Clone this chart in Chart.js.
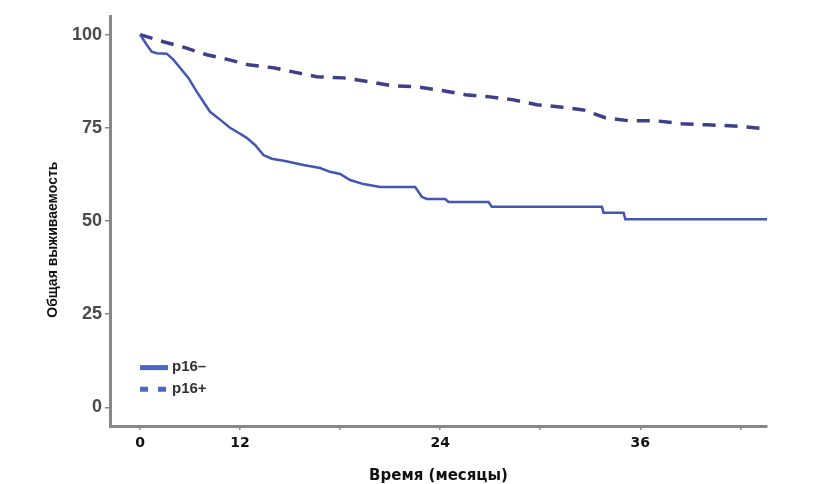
<!DOCTYPE html>
<html>
<head>
<meta charset="utf-8">
<script src="https://cdn.jsdelivr.net/npm/chart.js@4/dist/chart.umd.min.js"></script>
<style>
  html, body { margin: 0; padding: 0; background: #fff; }
  #wrap { width: 827px; height: 484px; }
</style>
</head>
<body>
<div id="wrap"><canvas id="kmChart" width="827" height="484"></canvas></div>
<script>
// Время (месяцы) / Общая выживаемость, %
const negMonths = [0, 0.2, 0.4, 0.7, 1.0, 1.6, 2.0, 2.4, 2.9, 3.4, 3.8, 4.2, 4.8, 5.4, 6.0, 6.4, 6.9, 7.4, 7.9, 8.7, 9.8, 10.8, 11.4, 12.0, 12.6, 13.4, 14.4, 16.5, 16.9, 17.2, 18.3, 18.5, 20.9, 21.1, 27.7, 27.8, 29.0, 29.1, 37.6];
const negSurv   = [100, 98.7, 97.3, 95.4, 95.0, 94.9, 93.3, 91.1, 88.4, 84.7, 82.0, 79.3, 77.2, 75.0, 73.4, 72.3, 70.4, 67.7, 66.7, 66.1, 65.0, 64.2, 63.2, 62.6, 61.0, 59.9, 59.1, 59.1, 56.5, 55.9, 55.9, 55.1, 55.1, 53.8, 53.8, 52.2, 52.2, 50.5, 50.5];

const posMonths = [0, 1.4, 2.7, 4.0, 5.3, 6.5, 8.0, 9.4, 10.6, 12.2, 13.7, 15.1, 16.6, 18.1, 19.5, 21.0, 22.4, 23.8, 25.2, 26.6, 27.9, 29.3, 30.9, 32.5, 34.0, 35.6, 37.6];
const posSurv   = [100, 98.1, 96.5, 94.6, 93.3, 91.9, 91.1, 89.8, 88.7, 88.4, 87.4, 86.3, 86.0, 85.0, 83.9, 83.3, 82.5, 81.2, 80.6, 79.8, 77.7, 76.9, 76.9, 76.1, 75.8, 75.5, 74.7];

const xTicks = [0, 6, 12, 18, 24, 30, 36];
const xTickLabels = ['0', '12', '', '24', '', '36', ''];
const yTicks = [0, 25, 50, 75, 100];
const seriesLabels = ['p16–', 'p16+'];
const yTitle = 'Общая выживаемость';

const toPoints = (xs, ys) => xs.map((x, i) => ({ x: x, y: ys[i] }));

// legend inside the plot (lower left) and the rotated y title
const extras = {
    id: 'extras',
    afterDraw(chart) {
        const ctx = chart.ctx;
        const xs = chart.scales.x, ys = chart.scales.y;
        const x0 = xs.getPixelForValue(0);
        const rows = [ys.getPixelForValue(10.8), ys.getPixelForValue(5)];
        ctx.save();
        ctx.fillStyle = '#4a66c4';
        ctx.fillRect(x0, rows[0] - 2, 28, 5);
        ctx.fillRect(x0, rows[1] - 2, 8, 5);
        ctx.fillRect(x0 + 18, rows[1] - 2, 8, 5);
        ctx.fillStyle = '#333';
        ctx.font = 'bold 15px "Liberation Sans", Arial, sans-serif';
        ctx.textBaseline = 'middle';
        ctx.fillText(chart.data.datasets[0].label, x0 + 32, rows[0]);
        ctx.fillText(chart.data.datasets[1].label, x0 + 32, rows[1]);

        ctx.translate(53, ys.getPixelForValue(45));
        ctx.rotate(-Math.PI / 2);
        ctx.textAlign = 'center';
        ctx.fillStyle = '#111';
        ctx.font = 'bold 14px "Liberation Sans Narrow", "Liberation Sans", Arial, sans-serif';
        ctx.fillText(yTitle, 0, 0);
        ctx.restore();
    }
};

const ctx = document.getElementById('kmChart').getContext('2d');
new Chart(ctx, {
    type: 'line',
    data: {
        datasets: [{
            label: seriesLabels[0],
            data: toPoints(negMonths, negSurv),
            borderColor: '#4256b2',
            borderWidth: 2.5,
            pointRadius: 0,
            tension: 0,
            fill: false
        }, {
            label: seriesLabels[1],
            data: toPoints(posMonths, posSurv),
            borderColor: '#3d3f88',
            borderWidth: 3.5,
            borderDash: [13, 9],
            pointRadius: 0,
            tension: 0,
            fill: false
        }]
    },
    options: {
        responsive: false,
        animation: false,
        layout: { padding: { top: 16, right: 60, left: 0, bottom: 0 } },
        plugins: {
            legend: { display: false },
            tooltip: { enabled: false }
        },
        scales: {
            x: {
                type: 'linear',
                min: -1.8,
                max: 37.6,
                afterBuildTicks: s => { s.ticks = xTicks.map(v => ({ value: v })); },
                afterFit: s => { s.height = 58; },
                ticks: {
                    callback: (v) => xTickLabels[xTicks.indexOf(v)],
                    color: '#111',
                    font: { family: '"DejaVu Sans", Verdana, sans-serif', size: 14, weight: 'bold' },
                    padding: 5,
                    maxRotation: 0,
                    autoSkip: false
                },
                grid: { drawOnChartArea: false, drawTicks: true, tickLength: 4, color: '#888', lineWidth: 1.5 },
                border: { color: '#888', width: 3 },
                title: {
                    display: true,
                    text: 'Время (месяцы)',
                    color: '#111',
                    font: { family: '"DejaVu Sans", Verdana, sans-serif', size: 15, weight: 'bold', lineHeight: 1 },
                    padding: { top: 0, bottom: 0 }
                }
            },
            y: {
                min: -5,
                max: 105,
                afterBuildTicks: s => { s.ticks = yTicks.map(v => ({ value: v })); },
                afterFit: s => { s.width = 110; },
                ticks: {
                    color: '#4a4a4a',
                    font: { family: '"Liberation Sans", Arial, sans-serif', size: 18, weight: 'bold' },
                    padding: 3
                },
                grid: { drawOnChartArea: false, drawTicks: true, tickLength: 5, color: '#888', lineWidth: 1.5 },
                border: { color: '#888', width: 3 }
            }
        }
    },
    plugins: [extras]
});
</script>
</body>
</html>
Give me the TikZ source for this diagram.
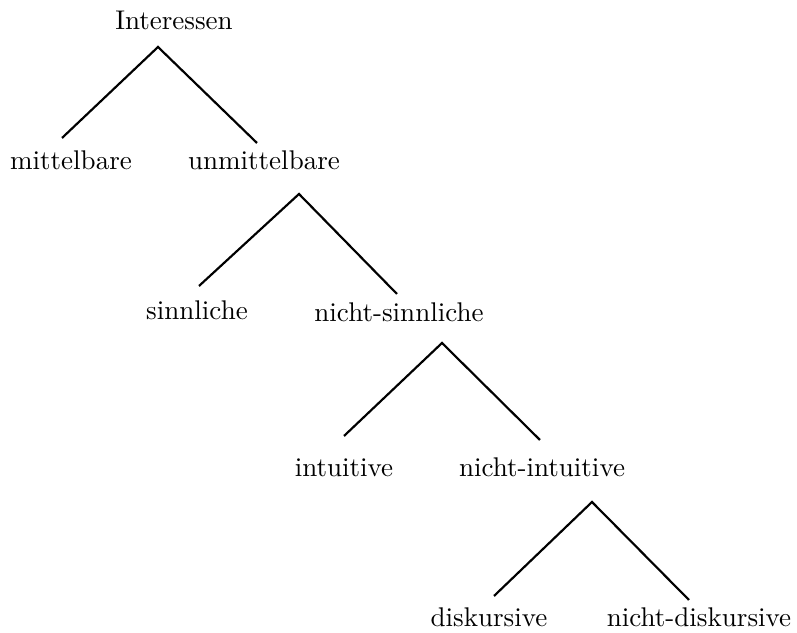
\documentclass[tikz,border=0pt]{standalone}
\usetikzlibrary{calc}

\begin{document}
\begin{tikzpicture}[x=0.013cm, y=-0.013cm, line width=0.8pt,
    term/.style={anchor=base, inner sep=0pt, text height=7pt, text depth=0pt}]
    \useasboundingbox (0,0) rectangle (797,633);
    % Begriffe
    \node[term] (interessen) at (174,30) {Interessen};
    \node[term] (mittelbare) at (71,170) {mittelbare};
    \node[term] (unmittelbare) at (264,170) {unmittelbare};
    \node[term] (sinnliche) at (197,320) {sinnliche};
    \node[term] (nichtsinnliche) at (399,322) {nicht-sinnliche};
    \node[term] (intuitive) at (344,477) {intuitive};
    \node[term] (nichtintuitive) at (542,477) {nicht-intuitive};
    \node[term] (diskursive) at (489,627) {diskursive};
    \node[term] (nichtdiskursive) at (699,627) {nicht-diskursive};
    % Verzweigungspunkte
    \coordinate (gabel0) at (158,47);
    \coordinate (gabel1) at (299,194);
    \coordinate (gabel2) at (442,343);
    \coordinate (gabel3) at (592,502);
    % Aeste
    \draw ([shift={(-9,-12)}]mittelbare.north) -- (gabel0) -- ([shift={(-7,-7)}]unmittelbare.north);
    \draw ([shift={(2,-14)}]sinnliche.north) -- (gabel1) -- ([shift={(-2,-8)}]nichtsinnliche.north);
    \draw ([shift={(0,-21)}]intuitive.north) -- (gabel2) -- ([shift={(-2,-17)}]nichtintuitive.north);
    \draw ([shift={(5,-11)}]diskursive.north) -- (gabel3) -- ([shift={(-10,-7)}]nichtdiskursive.north);
\end{tikzpicture}
\end{document}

__________

TO BE DONE:
Reproduce each record from above exactly; pictures do not belong in the copy.

FINAL ANSWER:
Clone this chart in Chart.js.
<!DOCTYPE html>
<html>
<head>
<meta charset="utf-8">
<script src="https://cdn.jsdelivr.net/npm/chart.js@4/dist/chart.umd.min.js"></script>
<style>
  html, body { margin: 0; padding: 0; background: #fff; }
  #wrap { width: 827px; height: 484px; }
</style>
</head>
<body>
<div id="wrap"><canvas id="kmChart" width="827" height="484"></canvas></div>
<script>
// Время (месяцы) / Общая выживаемость, %
const negMonths = [0, 0.2, 0.4, 0.7, 1.0, 1.6, 2.0, 2.4, 2.9, 3.4, 3.8, 4.2, 4.8, 5.4, 6.0, 6.4, 6.9, 7.4, 7.9, 8.7, 9.8, 10.8, 11.4, 12.0, 12.6, 13.4, 14.4, 16.5, 16.9, 17.2, 18.3, 18.5, 20.9, 21.1, 27.7, 27.8, 29.0, 29.1, 37.6];
const negSurv   = [100, 98.7, 97.3, 95.4, 95.0, 94.9, 93.3, 91.1, 88.4, 84.7, 82.0, 79.3, 77.2, 75.0, 73.4, 72.3, 70.4, 67.7, 66.7, 66.1, 65.0, 64.2, 63.2, 62.6, 61.0, 59.9, 59.1, 59.1, 56.5, 55.9, 55.9, 55.1, 55.1, 53.8, 53.8, 52.2, 52.2, 50.5, 50.5];

const posMonths = [0, 1.4, 2.7, 4.0, 5.3, 6.5, 8.0, 9.4, 10.6, 12.2, 13.7, 15.1, 16.6, 18.1, 19.5, 21.0, 22.4, 23.8, 25.2, 26.6, 27.9, 29.3, 30.9, 32.5, 34.0, 35.6, 37.6];
const posSurv   = [100, 98.1, 96.5, 94.6, 93.3, 91.9, 91.1, 89.8, 88.7, 88.4, 87.4, 86.3, 86.0, 85.0, 83.9, 83.3, 82.5, 81.2, 80.6, 79.8, 77.7, 76.9, 76.9, 76.1, 75.8, 75.5, 74.7];

const xTicks = [0, 6, 12, 18, 24, 30, 36];
const xTickLabels = ['0', '12', '', '24', '', '36', ''];
const yTicks = [0, 25, 50, 75, 100];
const seriesLabels = ['p16–', 'p16+'];
const yTitle = 'Общая выживаемость';

const toPoints = (xs, ys) => xs.map((x, i) => ({ x: x, y: ys[i] }));

// legend inside the plot (lower left) and the rotated y title
const extras = {
    id: 'extras',
    afterDraw(chart) {
        const ctx = chart.ctx;
        const xs = chart.scales.x, ys = chart.scales.y;
        const x0 = xs.getPixelForValue(0);
        const rows = [ys.getPixelForValue(10.8), ys.getPixelForValue(5)];
        ctx.save();
        ctx.fillStyle = '#4a66c4';
        ctx.fillRect(x0, rows[0] - 2, 28, 5);
        ctx.fillRect(x0, rows[1] - 2, 8, 5);
        ctx.fillRect(x0 + 18, rows[1] - 2, 8, 5);
        ctx.fillStyle = '#333';
        ctx.font = 'bold 15px "Liberation Sans", Arial, sans-serif';
        ctx.textBaseline = 'middle';
        ctx.fillText(chart.data.datasets[0].label, x0 + 32, rows[0]);
        ctx.fillText(chart.data.datasets[1].label, x0 + 32, rows[1]);

        ctx.translate(53, ys.getPixelForValue(45));
        ctx.rotate(-Math.PI / 2);
        ctx.textAlign = 'center';
        ctx.fillStyle = '#111';
        ctx.font = 'bold 14px "Liberation Sans Narrow", "Liberation Sans", Arial, sans-serif';
        ctx.fillText(yTitle, 0, 0);
        ctx.restore();
    }
};

const ctx = document.getElementById('kmChart').getContext('2d');
new Chart(ctx, {
    type: 'line',
    data: {
        datasets: [{
            label: seriesLabels[0],
            data: toPoints(negMonths, negSurv),
            borderColor: '#4256b2',
            borderWidth: 2.5,
            pointRadius: 0,
            tension: 0,
            fill: false
        }, {
            label: seriesLabels[1],
            data: toPoints(posMonths, posSurv),
            borderColor: '#3d3f88',
            borderWidth: 3.5,
            borderDash: [13, 9],
            pointRadius: 0,
            tension: 0,
            fill: false
        }]
    },
    options: {
        responsive: false,
        animation: false,
        layout: { padding: { top: 16, right: 60, left: 0, bottom: 0 } },
        plugins: {
            legend: { display: false },
            tooltip: { enabled: false }
        },
        scales: {
            x: {
                type: 'linear',
                min: -1.8,
                max: 37.6,
                afterBuildTicks: s => { s.ticks = xTicks.map(v => ({ value: v })); },
                afterFit: s => { s.height = 58; },
                ticks: {
                    callback: (v) => xTickLabels[xTicks.indexOf(v)],
                    color: '#111',
                    font: { family: '"DejaVu Sans", Verdana, sans-serif', size: 14, weight: 'bold' },
                    padding: 5,
                    maxRotation: 0,
                    autoSkip: false
                },
                grid: { drawOnChartArea: false, drawTicks: true, tickLength: 4, color: '#888', lineWidth: 1.5 },
                border: { color: '#888', width: 3 },
                title: {
                    display: true,
                    text: 'Время (месяцы)',
                    color: '#111',
                    font: { family: '"DejaVu Sans", Verdana, sans-serif', size: 15, weight: 'bold', lineHeight: 1 },
                    padding: { top: 0, bottom: 0 }
                }
            },
            y: {
                min: -5,
                max: 105,
                afterBuildTicks: s => { s.ticks = yTicks.map(v => ({ value: v })); },
                afterFit: s => { s.width = 110; },
                ticks: {
                    color: '#4a4a4a',
                    font: { family: '"Liberation Sans", Arial, sans-serif', size: 18, weight: 'bold' },
                    padding: 3
                },
                grid: { drawOnChartArea: false, drawTicks: true, tickLength: 5, color: '#888', lineWidth: 1.5 },
                border: { color: '#888', width: 3 }
            }
        }
    },
    plugins: [extras]
});
</script>
</body>
</html>
Give me the TikZ source for this diagram.
\documentclass[tikz,border=0pt]{standalone}
\usetikzlibrary{calc}

\begin{document}
\begin{tikzpicture}[x=0.013cm, y=-0.013cm, line width=0.8pt,
    term/.style={anchor=base, inner sep=0pt, text height=7pt, text depth=0pt}]
    \useasboundingbox (0,0) rectangle (797,633);
    % Begriffe
    \node[term] (interessen) at (174,30) {Interessen};
    \node[term] (mittelbare) at (71,170) {mittelbare};
    \node[term] (unmittelbare) at (264,170) {unmittelbare};
    \node[term] (sinnliche) at (197,320) {sinnliche};
    \node[term] (nichtsinnliche) at (399,322) {nicht-sinnliche};
    \node[term] (intuitive) at (344,477) {intuitive};
    \node[term] (nichtintuitive) at (542,477) {nicht-intuitive};
    \node[term] (diskursive) at (489,627) {diskursive};
    \node[term] (nichtdiskursive) at (699,627) {nicht-diskursive};
    % Verzweigungspunkte
    \coordinate (gabel0) at (158,47);
    \coordinate (gabel1) at (299,194);
    \coordinate (gabel2) at (442,343);
    \coordinate (gabel3) at (592,502);
    % Aeste
    \draw ([shift={(-9,-12)}]mittelbare.north) -- (gabel0) -- ([shift={(-7,-7)}]unmittelbare.north);
    \draw ([shift={(2,-14)}]sinnliche.north) -- (gabel1) -- ([shift={(-2,-8)}]nichtsinnliche.north);
    \draw ([shift={(0,-21)}]intuitive.north) -- (gabel2) -- ([shift={(-2,-17)}]nichtintuitive.north);
    \draw ([shift={(5,-11)}]diskursive.north) -- (gabel3) -- ([shift={(-10,-7)}]nichtdiskursive.north);
\end{tikzpicture}
\end{document}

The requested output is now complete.